_The task_. Return each line of the data below exactly, omitting any pictures.

_Data lines_.
========================
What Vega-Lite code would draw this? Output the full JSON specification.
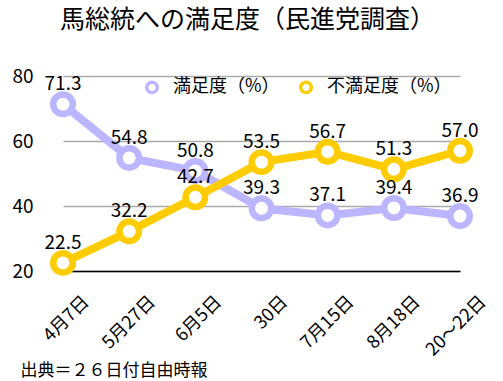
{
  "$schema": "https://vega.github.io/schema/vega-lite/v6.json",
  "width": 397,
  "height": 195,
  "autosize": {"type": "none"},
  "padding": {"left": 63, "top": 76, "right": 43, "bottom": 110},
  "background": "white",
  "config": {
    "view": {"stroke": null},
    "font": "Noto Sans CJK JP"
  },
  "title": {
    "text": "馬総統への満足度（民進党調査）",
    "fontSize": 25,
    "fontWeight": "normal",
    "color": "#000000",
    "anchor": "middle",
    "dx": -14,
    "offset": 34,
    "font": "Noto Sans CJK JP"
  },
  "data": {
    "values": [
      {"date": "4月7日", "series": "満足度（%）", "value": 71.3},
      {"date": "5月27日", "series": "満足度（%）", "value": 54.8},
      {"date": "6月5日", "series": "満足度（%）", "value": 50.8},
      {"date": "30日", "series": "満足度（%）", "value": 39.3},
      {"date": "7月15日", "series": "満足度（%）", "value": 37.1},
      {"date": "8月18日", "series": "満足度（%）", "value": 39.4},
      {"date": "20～22日", "series": "満足度（%）", "value": 36.9},
      {"date": "4月7日", "series": "不満足度（%）", "value": 22.5},
      {"date": "5月27日", "series": "不満足度（%）", "value": 32.2},
      {"date": "6月5日", "series": "不満足度（%）", "value": 42.7},
      {"date": "30日", "series": "不満足度（%）", "value": 53.5},
      {"date": "7月15日", "series": "不満足度（%）", "value": 56.7},
      {"date": "8月18日", "series": "不満足度（%）", "value": 51.3},
      {"date": "20～22日", "series": "不満足度（%）", "value": 57.0}
    ]
  },
  "encoding": {
    "x": {
      "field": "date",
      "type": "ordinal",
      "sort": null,
      "scale": {"type": "point", "padding": 0},
      "axis": {
        "title": "出典＝２６日付自由時報",
        "titleFontSize": 17,
        "titleFontWeight": "normal",
        "titleColor": "#000000",
        "titleAlign": "left",
        "titleBaseline": "alphabetic",
        "titleX": -43,
        "titleY": 104,
        "labelAngle": -45,
        "labelAlign": "right",
        "labelBaseline": "middle",
        "labelFontSize": 18,
        "labelColor": "#000000",
        "labelPadding": 28,
        "labelOffset": 23,
        "ticks": false,
        "domainColor": "#000000",
        "domainWidth": 1.5,
        "grid": false
      }
    },
    "y": {
      "field": "value",
      "type": "quantitative",
      "scale": {"domain": [20, 80], "nice": false, "zero": false},
      "axis": {
        "title": null,
        "values": [20, 40, 60, 80],
        "labelFontSize": 19,
        "labelColor": "#000000",
        "labelPadding": 30,
        "domain": false,
        "ticks": false,
        "grid": true,
        "gridColor": "#aaaaaa",
        "gridWidth": 1.3
      }
    },
    "color": {
      "field": "series",
      "type": "nominal",
      "sort": ["満足度（%）", "不満足度（%）"],
      "scale": {"domain": ["満足度（%）", "不満足度（%）"], "range": ["#BBB6FF", "#FFCC00"]},
      "legend": {
        "title": null,
        "orient": "none",
        "legendX": 80,
        "legendY": 2,
        "direction": "horizontal",
        "columns": 2,
        "columnPadding": 13,
        "labelFontSize": 18,
        "labelColor": "#000000",
        "labelOffset": 12,
        "symbolType": "circle",
        "symbolSize": 110,
        "symbolStrokeWidth": 3.5,
        "symbolFillColor": "white"
      }
    }
  },
  "layer": [
    {
      "mark": {"type": "line", "strokeWidth": 8}
    },
    {
      "mark": {"type": "point", "shape": "circle", "filled": false, "fill": "white", "fillOpacity": 1, "opacity": 1, "strokeWidth": 6.5, "size": 380}
    },
    {
      "mark": {"type": "text", "dy": -14, "baseline": "alphabetic", "fontSize": 19, "color": "#000000"},
      "encoding": {
        "text": {"field": "value", "type": "quantitative", "format": ".1f"},
        "color": {"value": "#000000"}
      }
    }
  ]
}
========================
_Result_.
What Vega-Lite code would draw this? Output the full JSON specification.
{
  "$schema": "https://vega.github.io/schema/vega-lite/v6.json",
  "width": 397,
  "height": 195,
  "autosize": {"type": "none"},
  "padding": {"left": 63, "top": 76, "right": 43, "bottom": 110},
  "background": "white",
  "config": {
    "view": {"stroke": null},
    "font": "Noto Sans CJK JP"
  },
  "title": {
    "text": "馬総統への満足度（民進党調査）",
    "fontSize": 25,
    "fontWeight": "normal",
    "color": "#000000",
    "anchor": "middle",
    "dx": -14,
    "offset": 34,
    "font": "Noto Sans CJK JP"
  },
  "data": {
    "values": [
      {"date": "4月7日", "series": "満足度（%）", "value": 71.3},
      {"date": "5月27日", "series": "満足度（%）", "value": 54.8},
      {"date": "6月5日", "series": "満足度（%）", "value": 50.8},
      {"date": "30日", "series": "満足度（%）", "value": 39.3},
      {"date": "7月15日", "series": "満足度（%）", "value": 37.1},
      {"date": "8月18日", "series": "満足度（%）", "value": 39.4},
      {"date": "20～22日", "series": "満足度（%）", "value": 36.9},
      {"date": "4月7日", "series": "不満足度（%）", "value": 22.5},
      {"date": "5月27日", "series": "不満足度（%）", "value": 32.2},
      {"date": "6月5日", "series": "不満足度（%）", "value": 42.7},
      {"date": "30日", "series": "不満足度（%）", "value": 53.5},
      {"date": "7月15日", "series": "不満足度（%）", "value": 56.7},
      {"date": "8月18日", "series": "不満足度（%）", "value": 51.3},
      {"date": "20～22日", "series": "不満足度（%）", "value": 57.0}
    ]
  },
  "encoding": {
    "x": {
      "field": "date",
      "type": "ordinal",
      "sort": null,
      "scale": {"type": "point", "padding": 0},
      "axis": {
        "title": "出典＝２６日付自由時報",
        "titleFontSize": 17,
        "titleFontWeight": "normal",
        "titleColor": "#000000",
        "titleAlign": "left",
        "titleBaseline": "alphabetic",
        "titleX": -43,
        "titleY": 104,
        "labelAngle": -45,
        "labelAlign": "right",
        "labelBaseline": "middle",
        "labelFontSize": 18,
        "labelColor": "#000000",
        "labelPadding": 28,
        "labelOffset": 23,
        "ticks": false,
        "domainColor": "#000000",
        "domainWidth": 1.5,
        "grid": false
      }
    },
    "y": {
      "field": "value",
      "type": "quantitative",
      "scale": {"domain": [20, 80], "nice": false, "zero": false},
      "axis": {
        "title": null,
        "values": [20, 40, 60, 80],
        "labelFontSize": 19,
        "labelColor": "#000000",
        "labelPadding": 30,
        "domain": false,
        "ticks": false,
        "grid": true,
        "gridColor": "#aaaaaa",
        "gridWidth": 1.3
      }
    },
    "color": {
      "field": "series",
      "type": "nominal",
      "sort": ["満足度（%）", "不満足度（%）"],
      "scale": {"domain": ["満足度（%）", "不満足度（%）"], "range": ["#BBB6FF", "#FFCC00"]},
      "legend": {
        "title": null,
        "orient": "none",
        "legendX": 80,
        "legendY": 2,
        "direction": "horizontal",
        "columns": 2,
        "columnPadding": 13,
        "labelFontSize": 18,
        "labelColor": "#000000",
        "labelOffset": 12,
        "symbolType": "circle",
        "symbolSize": 110,
        "symbolStrokeWidth": 3.5,
        "symbolFillColor": "white"
      }
    }
  },
  "layer": [
    {
      "mark": {"type": "line", "strokeWidth": 8}
    },
    {
      "mark": {"type": "point", "shape": "circle", "filled": false, "fill": "white", "fillOpacity": 1, "opacity": 1, "strokeWidth": 6.5, "size": 380}
    },
    {
      "mark": {"type": "text", "dy": -14, "baseline": "alphabetic", "fontSize": 19, "color": "#000000"},
      "encoding": {
        "text": {"field": "value", "type": "quantitative", "format": ".1f"},
        "color": {"value": "#000000"}
      }
    }
  ]
}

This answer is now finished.